On the morning of our third day, 22nd, we embarked
on another trek, this time to a waterfall, about 2 hours away. This walk wasn't as strenuous as the last as with didn't have to climb so much, nevertheless we were still drenched with sweat by the time we got there and were very ready for a dip. The water was freezing but couldn't have been more refreshing and the waterfall gave a very nice back massage! That afternoon, after we everntually made it back from the waterfall, we headed over to Telinga (Ear) Cave. Nobody had warned us quite what we had let ourselves in for, but I'm glad they didn't as I wouldn't have gone otherwise. Even when we arrived there and our guide warned us that we might have to crawl for a bit, I still thought that it couldn't be that bad! However, it turned out to be more like Pot Holeing than caving! We had to crawl along on our hands and knees for most of it through all the bat poo and the water. We even had to take our backpacks off to squeeze through some of the gaps, and it really was a squeeze! But it was a brilliant experience and we get
to see loads of really cute little bats, literally a foot away from us. That evening we had hoped to go on another night safari but unfortunately none of the other guests wanted to. However, the evening wasn't a complete loss as a porcupine turned up at the camp. The guys at the camp had hand reared it a few years back and then released it into the wild, but it still returns every now and
then for a free feed. It was unbelievably tame and Dan actually got to stroke it!
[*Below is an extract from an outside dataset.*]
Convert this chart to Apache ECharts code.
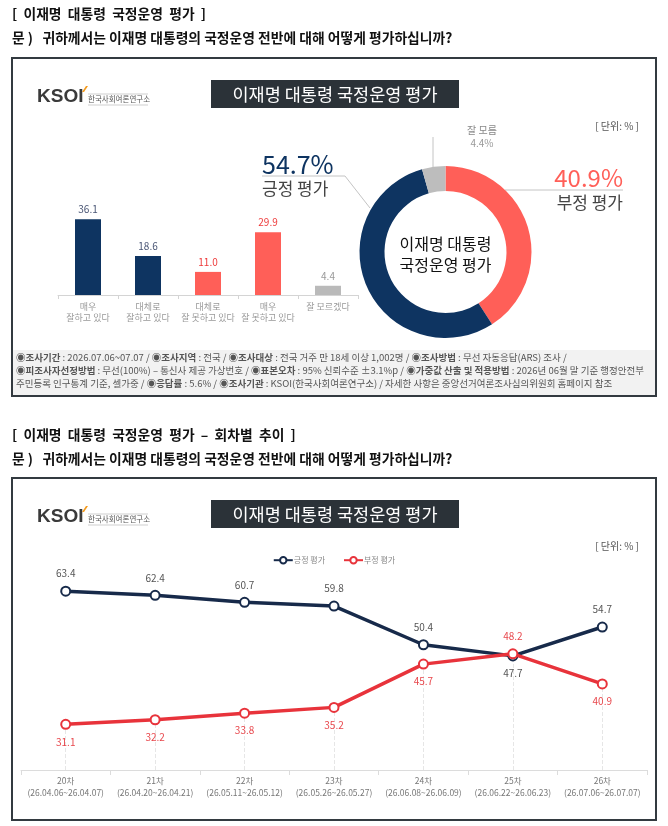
<!DOCTYPE html>
<html><head><meta charset="utf-8">
<script src="https://cdn.jsdelivr.net/npm/echarts@6/dist/echarts.min.js"></script>
<style>html,body{margin:0;padding:0;background:#fff}#c{width:668px;height:826px}</style>
</head><body><div id="c"></div>
<script>
// ---------- data ----------
const barCategories = ['매우\n잘하고 있다', '대체로\n잘하고 있다', '대체로\n잘 못하고 있다', '매우\n잘 못하고 있다', '잘 모르겠다'];
const barValues = [36.1, 18.6, 11.0, 29.9, 4.4];
const pieNames = ['부정 평가', '긍정 평가', '잘 모름'];
const pieValues = [40.9, 54.7, 4.4];
const roundLabels = ['20차', '21차', '22차', '23차', '24차', '25차', '26차'];
const roundDates = ['(26.04.06~26.04.07)', '(26.04.20~26.04.21)', '(26.05.11~26.05.12)', '(26.05.26~26.05.27)', '(26.06.08~26.06.09)', '(26.06.22~26.06.23)', '(26.07.06~26.07.07)'];
const positiveTrend = [63.4, 62.4, 60.7, 59.8, 50.4, 47.7, 54.7];
const negativeTrend = [31.1, 32.2, 33.8, 35.2, 45.7, 48.2, 40.9];
const seriesNames = ['긍정 평가', '부정 평가'];

// ---------- styles ----------
const F = '"Noto Sans CJK KR", "Noto Sans", sans-serif';
const NAVY = '#0e3461';
const SALMON = '#ff5f58';
const GRAY = '#bababa';
const LNAVY = '#172a4a';
const LRED = '#e8333b';

const chart = echarts.init(document.getElementById('c'), null, {renderer: 'canvas'});

function header(y1, t1, y2, t2) {
  return [
    {type: 'text', left: 12, top: y1 - 10, style: {text: t1, font: 'bold 13.8px ' + F, fill: '#111'}},
    {type: 'text', left: 12, top: y2 - 10, style: {text: t2, font: 'bold 13.8px ' + F, fill: '#111'}}
  ];
}
function logo(cy) {
  return [
    {type: 'text', left: 37, top: cy - 13, style: {text: 'KSOI', font: 'bold 19px "Liberation Sans", Arial, sans-serif', fill: '#3a3a3a'}},
    {type: 'polygon', shape: {points: [[82, cy - 8], [84, cy - 8], [88, cy - 14], [86, cy - 14]]}, style: {fill: '#f39a1e'}},
    {type: 'line', shape: {x1: 88, y1: cy - 6, x2: 148, y2: cy - 6}, style: {stroke: '#cfcfcf', lineWidth: 1}},
    {type: 'line', shape: {x1: 88, y1: cy + 5, x2: 148, y2: cy + 5}, style: {stroke: '#cfcfcf', lineWidth: 1}},
    {type: 'text', left: 88, top: cy - 5, style: {text: '한국사회여론연구소', font: '7.5px ' + F, fill: '#555'}}
  ];
}
function titleBar(top) {
  return [
    {type: 'rect', shape: {x: 211, y: top, width: 248, height: 28}, style: {fill: '#2b3238'}},
    {type: 'text', x: 335, y: top + 14, style: {text: '이재명 대통령 국정운영 평가', font: '17.5px ' + F, fill: '#fff', align: 'center', verticalAlign: 'middle'}}
  ];
}
function unit(cy) {
  return {type: 'text', x: 639, y: cy, style: {text: '[ 단위: % ]', font: '10px ' + F, fill: '#555', align: 'right', verticalAlign: 'middle'}};
}
const FS = 9.5;
const richFoot = {
  b: {fontFamily: F, fontSize: FS, fontWeight: 'bold', color: '#444'},
  n: {fontFamily: F, fontSize: FS, color: '#555'},
  g: {fontFamily: F, fontSize: FS, color: '#8a8a8a'}
};
const footLines = [
  '{b|◉조사기간}{n| : 2026.07.06~07.07 / }{b|◉조사지역}{n| : 전국 / }{b|◉조사대상}{n| : 전국 거주 만 18세 이상 1,002명 / }{b|◉조사방법}{n| : 무선 자동응답(ARS) 조사 /}',
  '{b|◉피조사자선정방법}{n| : 무선(100%) – 통신사 제공 가상번호 / }{b|◉표본오차}{n| : 95% 신뢰수준 ±3.1%p / }{b|◉가중값 산출 및 적용방법}{n| : 2026년 06월 말 기준 행정안전부}',
  '{n|주민등록 인구통계 기준, 셀가중 / }{b|◉응답률}{n| : 5.6% / }{b|◉조사기관}{n| : KSOI(한국사회여론연구소) / }{g|자세한 사항은 중앙선거여론조사심의위원회 홈페이지 참조}'
];

const graphics = [].concat(
  header(17, '[  이재명  대통령  국정운영  평가  ]', 41, '문 )   귀하께서는 이재명 대통령의 국정운영 전반에 대해 어떻게 평가하십니까?'),
  [{type: 'rect', shape: {x: 12, y: 58, width: 644, height: 338}, style: {fill: 'none', stroke: '#333a40', lineWidth: 2}}],
  logo(100), titleBar(80), [unit(126)],
  [{type: 'rect', shape: {x: 13, y: 350, width: 642, height: 45}, style: {fill: '#f2f2f2'}}],
  footLines.map((t, i) => ({type: 'text', left: 16, top: 353 + i * 13, style: {text: t, rich: richFoot, fill: '#555'}})),
  [{type: 'text', x: 445.5, y: 254, style: {text: '이재명 대통령\n국정운영 평가', font: '16px ' + F, fill: '#111', align: 'center', verticalAlign: 'middle', lineHeight: 21}}],
  header(438, '[  이재명  대통령  국정운영  평가  –  회차별  추이  ]', 462, '문 )   귀하께서는 이재명 대통령의 국정운영 전반에 대해 어떻게 평가하십니까?'),
  [{type: 'rect', shape: {x: 12, y: 478, width: 644, height: 342}, style: {fill: 'none', stroke: '#333a40', lineWidth: 2}}],
  logo(520), titleBar(500), [unit(546)]
);

const barColors = [NAVY, NAVY, SALMON, SALMON, GRAY];
const barLabelColors = ['#4a5675', '#4a5675', '#ee3a3a', '#ee3a3a', '#999'];

const pieColors = [SALMON, NAVY, '#bdbdbd'];
const pieLabelCfg = [
  {fmt: '{v|' + pieValues[0] + '%}\n{n|' + pieNames[0] + '}', rich: {v: {fontSize: 24, color: SALMON, lineHeight: 28, align: 'right', fontFamily: F}, n: {fontSize: 17, color: '#444', lineHeight: 22, align: 'right', fontFamily: F}}},
  {fmt: '{v|' + pieValues[1] + '%}\n{n|' + pieNames[1] + '}', rich: {v: {fontSize: 25, color: NAVY, lineHeight: 28, align: 'left', fontFamily: F}, n: {fontSize: 17, color: '#444', lineHeight: 22, align: 'left', fontFamily: F}}},
  {fmt: '{n|' + pieNames[2] + '}\n{v|' + pieValues[2] + '%}', rich: {n: {fontSize: 10, color: '#888', lineHeight: 13, align: 'center', fontFamily: F}, v: {fontSize: 10, color: '#999', lineHeight: 13, align: 'center', fontFamily: F}}}
];
const pieLayouts = [
  {x: 623, y: 164, align: 'right', verticalAlign: 'top', labelLinePoints: [[505, 190], [560, 190], [623, 190]]},
  {x: 262, y: 150, align: 'left', verticalAlign: 'top', labelLinePoints: [[370, 208], [345, 176], [262, 176]]},
  {x: 482, y: 124, align: 'center', verticalAlign: 'top', labelLinePoints: [[433, 167], [433, 150], [433, 137]]}
];

const option = {
  backgroundColor: '#fff',
  animation: false,
  textStyle: {fontFamily: F},
  graphic: graphics,
  legend: {
    data: seriesNames, top: 551, left: 'center', itemWidth: 19, itemHeight: 8, itemGap: 18,
    textStyle: {fontSize: 8, color: '#888', fontFamily: F, padding: [0, 0, 0, -4]}
  },
  grid: [
    {left: 58, width: 300, top: 211, height: 84},
    {left: 21, right: 21, top: 564, height: 206}
  ],
  xAxis: [
    {type: 'category', gridIndex: 0, data: barCategories,
      axisLine: {lineStyle: {color: '#d4d4d4'}}, axisTick: {show: true, length: 4, lineStyle: {color: '#d4d4d4'}},
      axisLabel: {fontSize: 9, color: '#999', lineHeight: 11, margin: 6, interval: 0, fontFamily: F}},
    {type: 'category', gridIndex: 1, data: roundLabels.map((r, i) => r + '\n' + roundDates[i]),
      axisLine: {lineStyle: {color: '#dcdcdc'}}, axisTick: {show: true, length: 5, lineStyle: {color: '#dcdcdc'}},
      axisLabel: {fontSize: 8.5, color: '#777', lineHeight: 12, margin: 5, interval: 0, fontFamily: F}}
  ],
  yAxis: [
    {type: 'value', gridIndex: 0, min: 0, max: 40, show: false, splitLine: {show: false}},
    {type: 'value', gridIndex: 1, min: 20, max: 70, show: false, splitLine: {show: false}}
  ],
  series: [
    {type: 'bar', xAxisIndex: 0, yAxisIndex: 0, barWidth: 26,
      data: barValues.map((v, i) => ({value: v, itemStyle: {color: barColors[i]}, label: {color: barLabelColors[i]}})),
      label: {show: true, position: 'top', distance: 5, fontSize: 10, fontFamily: F, formatter: p => p.value.toFixed(1)}},
    {type: 'pie', center: [445.5, 252], radius: [61, 86], startAngle: 90, clockwise: true,
      data: pieValues.map((v, i) => ({name: pieNames[i], value: v, itemStyle: {color: pieColors[i]},
        label: {formatter: pieLabelCfg[i].fmt, rich: pieLabelCfg[i].rich}})),
      label: {show: true, position: 'outside'},
      labelLine: {show: true, lineStyle: {color: '#c4c4c4', width: 1}},
      labelLayout: p => pieLayouts[p.dataIndex],
      emphasis: {disabled: true}},
    {type: 'line', name: seriesNames[0], xAxisIndex: 1, yAxisIndex: 1, z: 3,
      data: positiveTrend.map((v, i) => ({value: v, label: {position: i === 5 ? 'bottom' : 'top'}})),
      color: LNAVY, lineStyle: {width: 3.5, color: LNAVY},
      symbol: 'emptyCircle', symbolSize: 9, itemStyle: {color: LNAVY, borderWidth: 3},
      label: {show: true, distance: 7, fontSize: 10, color: '#555', fontFamily: F, formatter: p => p.value.toFixed(1)},
      markLine: {silent: true, symbol: ['none', 'none'], label: {show: false}, z: 1,
        lineStyle: {color: '#e6e6e6', type: 'dashed', width: 1},
        data: roundLabels.map((r, i) => [{xAxis: i, yAxis: 20}, {xAxis: i, yAxis: Math.min(positiveTrend[i], negativeTrend[i])}])}},
    {type: 'line', name: seriesNames[1], xAxisIndex: 1, yAxisIndex: 1, z: 4,
      data: negativeTrend.map((v, i) => ({value: v, label: {position: i === 5 ? 'top' : 'bottom'}})),
      color: LRED, lineStyle: {width: 3.5, color: LRED},
      symbol: 'emptyCircle', symbolSize: 9, itemStyle: {color: LRED, borderWidth: 3},
      label: {show: true, distance: 7, fontSize: 10, color: '#e8474c', fontFamily: F, formatter: p => p.value.toFixed(1)}}
  ]
};
chart.setOption(option);
</script></body></html>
Between the scheduled activities we used to go for a wander by ourselves around the camp and surrounding jungle and on one occassion came across a wicked looking spider. We took a few photos and later showed our guide who said that he'd never seen one like it before and thought that it may even be a new species! We had to then show him where it was and he took some photos himself to send to a collegue who's an expert in this field. However, since then we have checked this spider out on the net and unfortunately it's not a new species...the Sweet-Free Spider will
have to wait for another day!
As you'll probably see from the ridiculous number of bug photos, Dan's worked out how to use the Macro function on his camera!
The following day it was time to move on, and we headed up to the Perhentian Islands, by a very hot 5 hour mini-van ride followed by a 20min speed boat ride out to the islands (10 miles off the main land).